Now I see it identifying all the widows etc who re-marry, claiming that I haven't entered _MARNM tags. So I guess I'll go and comment out all the MARNM checking/fixing as I don't use those at all.
Good utility though!
On my main gedcom/database it did
Execution time: 69.867 sec. Total Database Queries: 19165. Total privacy checks: 23918. Total Memory Usage: 69497.73 KB.
Mark
Logged In: YES
user_id=1466942
Originator: YES
<<comment out all the MARNM checking/fixing as I don't use those at all.>>
It only does the _MARNM check if you have set the "surname tradition" to "paternal" in the gedcom config. So, you can simply change this setting.
Oh - and you've worked out that is checking for edit-permissions before it runs ;-)
Logged In: YES
user_id=623181
Originator: NO
I'd only ever used that section of the gedcom config to turn editing OFF. Having done so, I didn't think any other oprions in that section applied.

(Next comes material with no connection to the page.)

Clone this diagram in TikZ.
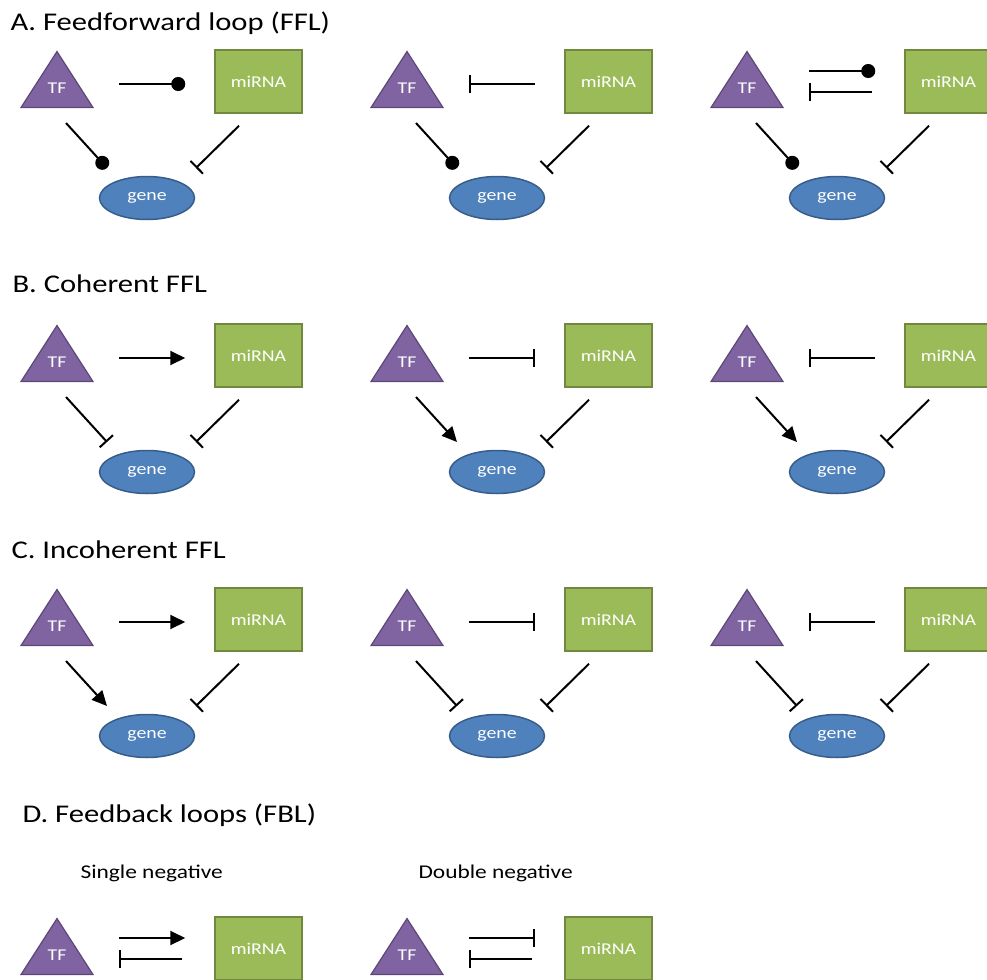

I'll now undo all my commenting around the _MARNM checking and set tradition to NONE
Thanks
Mark
Logged In: YES
user_id=1910459
Originator: NO
Regarding the question about how to run gedfix. As there are a number of similar great tools now, I have added a "Tools" menu item in my own custom theme. It includes gedfix, gedcheck, gedmerge, placecheck, and a couple of minor ones of my own. Might be worth thinking of a Tools, or Utilities menu for the standard relese perhaps? I find it easier even though some of these tools are on the admin page as well.
Logged In: YES
user_id=1466942
Originator: YES
As soon as the tools become reasonably stable/complete, I'll add them to the main build. This is what happened with GedCheck.
Logged In: YES
user_id=1910459
Originator: NO
Greg
gedfix has highlighted many 'marriages' that have no 1 MARR Y tag, and offers me the option to add a 1 _NMR Y tag instead if I choose. A great idea. But it made me realise that (as far as I know) PGV has no built in/GUI way to enter this tag, other than manually editing the GEDCOM. Have I missed something? If not, it seems like a very useful RFE.